Question

If the number of zeros is less than the number of poles, i.e. \( Z<P \), then the value of the transfer function becomes zero for \( s \to \infty \). Hence, some zeros are located at infinity and the order of such zeros will be:

• A. Z
• B. P + Z
• C. Z - P
• D. P - Z

Hint:

The number of zeros at infinity for a rational transfer function is simply the difference between the degree of the denominator (number of poles, P) and the degree of the numerator (number of zeros, Z). This only applies when \(P>Z\).

Answer 1

The Correct Option is D

Step 1: Define a general transfer function.
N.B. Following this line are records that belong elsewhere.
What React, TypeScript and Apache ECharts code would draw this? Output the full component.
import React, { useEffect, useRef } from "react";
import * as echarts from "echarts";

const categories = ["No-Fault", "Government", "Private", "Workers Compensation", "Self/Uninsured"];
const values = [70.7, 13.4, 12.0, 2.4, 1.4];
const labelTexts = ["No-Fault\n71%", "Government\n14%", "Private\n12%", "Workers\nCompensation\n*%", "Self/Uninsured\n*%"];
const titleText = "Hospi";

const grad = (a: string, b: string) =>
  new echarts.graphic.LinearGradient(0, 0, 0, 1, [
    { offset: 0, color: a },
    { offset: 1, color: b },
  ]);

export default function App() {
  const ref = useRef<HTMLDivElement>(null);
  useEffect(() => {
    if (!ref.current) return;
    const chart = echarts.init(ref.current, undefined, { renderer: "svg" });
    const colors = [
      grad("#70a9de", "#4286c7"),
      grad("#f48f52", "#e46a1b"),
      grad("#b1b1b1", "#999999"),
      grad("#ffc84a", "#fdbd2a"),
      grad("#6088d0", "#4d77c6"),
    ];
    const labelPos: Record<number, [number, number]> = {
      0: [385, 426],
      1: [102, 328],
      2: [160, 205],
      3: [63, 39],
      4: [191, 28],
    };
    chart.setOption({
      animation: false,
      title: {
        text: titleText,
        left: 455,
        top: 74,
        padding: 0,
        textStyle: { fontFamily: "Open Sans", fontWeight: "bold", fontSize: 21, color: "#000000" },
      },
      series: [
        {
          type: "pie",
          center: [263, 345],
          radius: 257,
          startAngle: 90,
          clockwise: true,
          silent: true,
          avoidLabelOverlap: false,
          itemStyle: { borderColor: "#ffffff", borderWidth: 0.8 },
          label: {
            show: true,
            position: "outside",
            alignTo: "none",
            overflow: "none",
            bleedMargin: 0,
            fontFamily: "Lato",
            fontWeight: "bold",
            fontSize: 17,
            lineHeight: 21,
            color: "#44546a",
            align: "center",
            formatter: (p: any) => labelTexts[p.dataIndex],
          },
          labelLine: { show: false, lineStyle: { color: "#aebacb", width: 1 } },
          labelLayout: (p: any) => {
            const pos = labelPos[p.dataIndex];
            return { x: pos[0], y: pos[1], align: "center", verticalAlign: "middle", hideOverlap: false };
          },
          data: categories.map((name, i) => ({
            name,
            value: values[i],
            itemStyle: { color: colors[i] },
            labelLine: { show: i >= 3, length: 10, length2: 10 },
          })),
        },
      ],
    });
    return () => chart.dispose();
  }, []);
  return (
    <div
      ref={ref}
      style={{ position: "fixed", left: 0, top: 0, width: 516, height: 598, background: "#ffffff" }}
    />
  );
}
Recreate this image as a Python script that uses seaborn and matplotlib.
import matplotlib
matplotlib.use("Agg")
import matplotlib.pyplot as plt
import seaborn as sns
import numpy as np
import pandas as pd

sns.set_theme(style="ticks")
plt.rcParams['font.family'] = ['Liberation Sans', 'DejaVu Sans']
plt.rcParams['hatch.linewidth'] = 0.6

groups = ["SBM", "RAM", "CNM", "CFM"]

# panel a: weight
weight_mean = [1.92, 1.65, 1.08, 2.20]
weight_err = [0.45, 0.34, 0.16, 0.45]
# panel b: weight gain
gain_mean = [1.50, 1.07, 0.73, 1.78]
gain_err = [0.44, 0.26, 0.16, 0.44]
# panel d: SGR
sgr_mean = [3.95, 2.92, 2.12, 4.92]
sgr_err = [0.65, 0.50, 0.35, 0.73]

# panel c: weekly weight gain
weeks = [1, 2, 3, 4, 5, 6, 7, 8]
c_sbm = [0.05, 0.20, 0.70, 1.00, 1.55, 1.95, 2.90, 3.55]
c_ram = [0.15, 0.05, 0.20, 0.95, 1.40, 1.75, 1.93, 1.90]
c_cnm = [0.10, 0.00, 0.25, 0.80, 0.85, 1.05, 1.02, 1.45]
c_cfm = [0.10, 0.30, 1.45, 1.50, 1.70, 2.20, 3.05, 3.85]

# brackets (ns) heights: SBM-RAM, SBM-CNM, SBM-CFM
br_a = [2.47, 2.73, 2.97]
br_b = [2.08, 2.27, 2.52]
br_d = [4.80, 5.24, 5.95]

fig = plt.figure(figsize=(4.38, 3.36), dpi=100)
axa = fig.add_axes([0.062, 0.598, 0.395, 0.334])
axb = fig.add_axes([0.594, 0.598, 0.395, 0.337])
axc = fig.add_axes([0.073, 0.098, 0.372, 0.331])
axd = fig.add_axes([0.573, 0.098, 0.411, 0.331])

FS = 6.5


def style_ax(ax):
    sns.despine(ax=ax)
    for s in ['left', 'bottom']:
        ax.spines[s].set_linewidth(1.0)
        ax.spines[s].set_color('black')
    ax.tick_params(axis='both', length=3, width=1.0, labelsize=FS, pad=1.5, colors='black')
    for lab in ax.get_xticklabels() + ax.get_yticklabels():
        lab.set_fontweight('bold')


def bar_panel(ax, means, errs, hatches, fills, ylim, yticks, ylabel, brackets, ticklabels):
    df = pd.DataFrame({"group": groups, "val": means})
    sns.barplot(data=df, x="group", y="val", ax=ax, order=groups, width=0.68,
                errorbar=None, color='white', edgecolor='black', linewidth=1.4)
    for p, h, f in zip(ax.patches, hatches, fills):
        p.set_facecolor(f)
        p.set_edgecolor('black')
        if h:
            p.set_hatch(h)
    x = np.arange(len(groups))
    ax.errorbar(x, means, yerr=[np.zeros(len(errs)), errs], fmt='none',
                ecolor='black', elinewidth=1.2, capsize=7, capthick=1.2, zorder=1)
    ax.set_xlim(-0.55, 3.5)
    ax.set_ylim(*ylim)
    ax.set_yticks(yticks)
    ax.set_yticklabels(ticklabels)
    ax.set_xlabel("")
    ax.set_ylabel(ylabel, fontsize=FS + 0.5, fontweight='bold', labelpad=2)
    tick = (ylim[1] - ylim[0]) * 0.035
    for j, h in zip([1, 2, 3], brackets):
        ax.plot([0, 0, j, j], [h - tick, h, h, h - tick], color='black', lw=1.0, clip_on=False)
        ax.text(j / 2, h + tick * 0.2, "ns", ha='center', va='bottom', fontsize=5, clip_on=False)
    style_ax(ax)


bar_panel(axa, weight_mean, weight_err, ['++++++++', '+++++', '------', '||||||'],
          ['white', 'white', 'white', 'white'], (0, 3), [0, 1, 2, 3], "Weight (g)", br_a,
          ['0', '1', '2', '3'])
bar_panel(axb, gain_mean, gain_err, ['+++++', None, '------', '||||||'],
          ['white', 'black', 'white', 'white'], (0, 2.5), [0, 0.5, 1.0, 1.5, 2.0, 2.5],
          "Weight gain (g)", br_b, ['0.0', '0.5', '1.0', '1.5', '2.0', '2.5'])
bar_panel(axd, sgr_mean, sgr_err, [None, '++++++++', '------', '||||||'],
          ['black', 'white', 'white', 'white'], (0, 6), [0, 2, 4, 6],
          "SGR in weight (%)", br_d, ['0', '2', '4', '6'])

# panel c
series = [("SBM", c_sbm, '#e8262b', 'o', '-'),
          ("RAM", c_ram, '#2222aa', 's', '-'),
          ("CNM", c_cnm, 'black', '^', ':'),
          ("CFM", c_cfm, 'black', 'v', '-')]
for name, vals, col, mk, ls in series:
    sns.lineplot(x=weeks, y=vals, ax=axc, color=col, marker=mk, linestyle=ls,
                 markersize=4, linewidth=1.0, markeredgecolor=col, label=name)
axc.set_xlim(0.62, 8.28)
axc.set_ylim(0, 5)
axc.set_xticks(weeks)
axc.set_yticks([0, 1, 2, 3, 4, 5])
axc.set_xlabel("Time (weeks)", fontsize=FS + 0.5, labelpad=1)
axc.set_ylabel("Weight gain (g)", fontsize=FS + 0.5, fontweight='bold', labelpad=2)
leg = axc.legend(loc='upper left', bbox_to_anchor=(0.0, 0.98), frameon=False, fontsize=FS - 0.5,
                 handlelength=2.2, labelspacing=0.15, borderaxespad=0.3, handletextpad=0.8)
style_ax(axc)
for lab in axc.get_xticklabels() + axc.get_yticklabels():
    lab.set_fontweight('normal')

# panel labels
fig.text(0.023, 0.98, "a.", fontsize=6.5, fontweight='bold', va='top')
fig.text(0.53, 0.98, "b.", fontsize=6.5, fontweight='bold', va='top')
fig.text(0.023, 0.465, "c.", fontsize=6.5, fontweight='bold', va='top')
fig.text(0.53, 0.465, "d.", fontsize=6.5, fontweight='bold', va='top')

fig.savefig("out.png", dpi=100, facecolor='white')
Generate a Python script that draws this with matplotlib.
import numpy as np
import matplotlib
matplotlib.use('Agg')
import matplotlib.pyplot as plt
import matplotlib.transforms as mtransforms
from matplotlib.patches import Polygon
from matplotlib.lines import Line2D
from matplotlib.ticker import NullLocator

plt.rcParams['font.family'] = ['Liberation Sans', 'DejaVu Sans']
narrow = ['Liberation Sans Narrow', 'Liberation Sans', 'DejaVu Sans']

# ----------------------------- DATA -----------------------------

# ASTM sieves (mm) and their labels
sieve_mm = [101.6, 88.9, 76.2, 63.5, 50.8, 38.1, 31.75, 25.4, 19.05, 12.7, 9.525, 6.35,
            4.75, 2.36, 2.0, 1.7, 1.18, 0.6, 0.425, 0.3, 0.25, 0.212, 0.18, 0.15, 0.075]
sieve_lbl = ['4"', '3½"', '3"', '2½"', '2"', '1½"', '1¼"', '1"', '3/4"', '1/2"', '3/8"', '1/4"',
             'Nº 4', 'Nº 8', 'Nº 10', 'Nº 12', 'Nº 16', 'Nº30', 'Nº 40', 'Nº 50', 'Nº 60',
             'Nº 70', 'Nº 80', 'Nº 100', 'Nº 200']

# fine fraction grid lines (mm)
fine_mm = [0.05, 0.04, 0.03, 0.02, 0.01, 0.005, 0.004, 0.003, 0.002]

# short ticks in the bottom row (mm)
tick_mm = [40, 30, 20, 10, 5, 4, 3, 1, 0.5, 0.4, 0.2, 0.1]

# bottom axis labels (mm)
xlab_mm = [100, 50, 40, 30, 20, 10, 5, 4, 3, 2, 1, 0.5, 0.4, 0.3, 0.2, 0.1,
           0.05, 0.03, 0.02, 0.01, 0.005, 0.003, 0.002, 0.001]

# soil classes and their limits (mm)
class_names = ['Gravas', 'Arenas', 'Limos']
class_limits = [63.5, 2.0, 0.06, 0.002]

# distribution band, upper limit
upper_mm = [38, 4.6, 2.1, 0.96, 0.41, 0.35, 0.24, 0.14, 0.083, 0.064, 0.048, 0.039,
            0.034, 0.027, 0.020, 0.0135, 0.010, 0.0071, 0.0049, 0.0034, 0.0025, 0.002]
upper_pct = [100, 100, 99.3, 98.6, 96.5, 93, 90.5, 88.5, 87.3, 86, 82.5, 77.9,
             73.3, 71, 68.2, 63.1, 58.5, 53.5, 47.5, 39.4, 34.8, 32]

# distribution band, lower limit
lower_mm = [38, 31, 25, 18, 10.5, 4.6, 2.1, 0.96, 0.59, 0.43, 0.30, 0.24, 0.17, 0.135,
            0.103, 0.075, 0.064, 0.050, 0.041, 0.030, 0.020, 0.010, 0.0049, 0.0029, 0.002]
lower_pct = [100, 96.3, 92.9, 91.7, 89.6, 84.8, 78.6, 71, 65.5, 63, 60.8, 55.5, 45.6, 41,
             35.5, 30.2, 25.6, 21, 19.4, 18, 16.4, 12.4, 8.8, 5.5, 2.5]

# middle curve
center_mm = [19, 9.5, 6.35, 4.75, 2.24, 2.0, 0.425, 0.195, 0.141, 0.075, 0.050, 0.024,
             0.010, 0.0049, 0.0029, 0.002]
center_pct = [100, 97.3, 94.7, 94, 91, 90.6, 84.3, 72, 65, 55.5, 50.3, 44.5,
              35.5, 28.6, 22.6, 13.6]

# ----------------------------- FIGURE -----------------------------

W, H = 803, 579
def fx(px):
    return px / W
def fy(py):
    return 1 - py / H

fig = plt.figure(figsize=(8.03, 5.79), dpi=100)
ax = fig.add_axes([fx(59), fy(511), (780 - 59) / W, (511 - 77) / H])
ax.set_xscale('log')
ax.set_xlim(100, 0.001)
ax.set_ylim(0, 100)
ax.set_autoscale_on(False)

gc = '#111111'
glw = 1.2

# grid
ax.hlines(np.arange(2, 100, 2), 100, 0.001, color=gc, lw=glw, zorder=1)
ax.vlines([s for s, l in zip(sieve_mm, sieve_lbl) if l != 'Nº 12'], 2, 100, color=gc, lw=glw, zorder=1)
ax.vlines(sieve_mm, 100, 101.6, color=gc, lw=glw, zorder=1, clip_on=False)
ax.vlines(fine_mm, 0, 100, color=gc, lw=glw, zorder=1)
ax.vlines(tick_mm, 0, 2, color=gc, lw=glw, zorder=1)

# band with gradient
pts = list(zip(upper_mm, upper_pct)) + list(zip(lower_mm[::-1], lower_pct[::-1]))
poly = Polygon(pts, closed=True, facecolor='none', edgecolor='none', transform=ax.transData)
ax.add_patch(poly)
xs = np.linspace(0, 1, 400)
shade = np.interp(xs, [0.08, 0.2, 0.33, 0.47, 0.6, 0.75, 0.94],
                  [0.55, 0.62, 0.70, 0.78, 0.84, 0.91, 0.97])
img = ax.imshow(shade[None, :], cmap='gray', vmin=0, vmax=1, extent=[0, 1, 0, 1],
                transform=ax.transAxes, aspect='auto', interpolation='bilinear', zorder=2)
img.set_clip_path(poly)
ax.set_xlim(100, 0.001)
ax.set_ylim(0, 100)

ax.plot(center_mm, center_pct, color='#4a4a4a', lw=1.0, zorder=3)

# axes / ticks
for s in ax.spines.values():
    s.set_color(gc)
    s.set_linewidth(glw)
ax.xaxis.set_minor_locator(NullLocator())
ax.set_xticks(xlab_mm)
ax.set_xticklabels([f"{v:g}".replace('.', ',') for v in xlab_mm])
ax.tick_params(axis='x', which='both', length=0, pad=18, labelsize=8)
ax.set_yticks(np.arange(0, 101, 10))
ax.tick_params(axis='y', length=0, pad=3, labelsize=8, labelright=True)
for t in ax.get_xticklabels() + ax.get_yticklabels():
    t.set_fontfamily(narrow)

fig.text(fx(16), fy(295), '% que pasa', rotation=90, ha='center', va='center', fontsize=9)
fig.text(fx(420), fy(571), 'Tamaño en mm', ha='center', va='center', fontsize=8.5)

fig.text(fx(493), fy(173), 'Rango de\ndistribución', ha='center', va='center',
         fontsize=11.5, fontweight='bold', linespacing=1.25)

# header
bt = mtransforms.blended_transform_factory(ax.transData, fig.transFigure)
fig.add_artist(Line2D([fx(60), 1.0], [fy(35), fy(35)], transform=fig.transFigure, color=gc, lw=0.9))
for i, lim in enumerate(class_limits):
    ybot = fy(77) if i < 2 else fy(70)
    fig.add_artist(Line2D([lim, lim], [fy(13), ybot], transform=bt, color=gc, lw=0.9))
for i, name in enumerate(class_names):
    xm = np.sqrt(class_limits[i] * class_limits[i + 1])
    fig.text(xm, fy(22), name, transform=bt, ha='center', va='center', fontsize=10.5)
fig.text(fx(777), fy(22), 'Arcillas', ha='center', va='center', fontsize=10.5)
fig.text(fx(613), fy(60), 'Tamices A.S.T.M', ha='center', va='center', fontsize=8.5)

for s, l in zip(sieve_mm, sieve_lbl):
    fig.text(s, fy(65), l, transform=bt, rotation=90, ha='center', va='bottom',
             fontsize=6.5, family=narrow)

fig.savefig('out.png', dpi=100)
A rational transfer function \(H(s)\) can be written as the ratio of two polynomials: \[ H(s) = K \frac{N(s)}{D(s)} = K \frac{s^Z + b_{Z-1}s^{Z-1} + \dots + b_0}{s^P + a_{P-1}s^{P-1} + \dots + a_0} \] Here, Z is the number of finite zeros (the degree of the numerator \(N(s)\)) and P is the number of finite poles (the degree of the denominator \(D(s)\)).
Step 2: Analyze the behavior as \( s \to \infty \). To find the limit of \(H(s)\) as \( s \to \infty \), we look at the terms with the highest power of \(s\) in the numerator and denominator: \[ \lim_{s \to \infty} H(s) = \lim_{s \to \infty} K \frac{s^Z}{s^P} = \lim_{s \to \infty} K s^{Z-P} \]
Step 3: Apply the given condition \( Z<P \). The condition \(Z<P\) means that \(Z - P\) is a negative number. Let \(Z - P = -N\), where \(N = P - Z\) is a positive integer. The limit becomes: \[ \lim_{s \to \infty} H(s) = \lim_{s \to \infty} K s^{-N} = \lim_{s \to \infty} \frac{K}{s^N} \] As \(s\) approaches infinity, \(s^N\) also approaches infinity (since N>0), and therefore \(K/s^N\) approaches 0.
Step 4: Define zeros at infinity. When the transfer function approaches zero as \(s \to \infty\), it is said to have zeros at infinity. The order (or number) of these zeros is the value N such that \(H(s)\) behaves like \(1/s^N\). From our analysis, \(N = P - Z\). Therefore, the order of the zeros at infinity is \(P - Z\).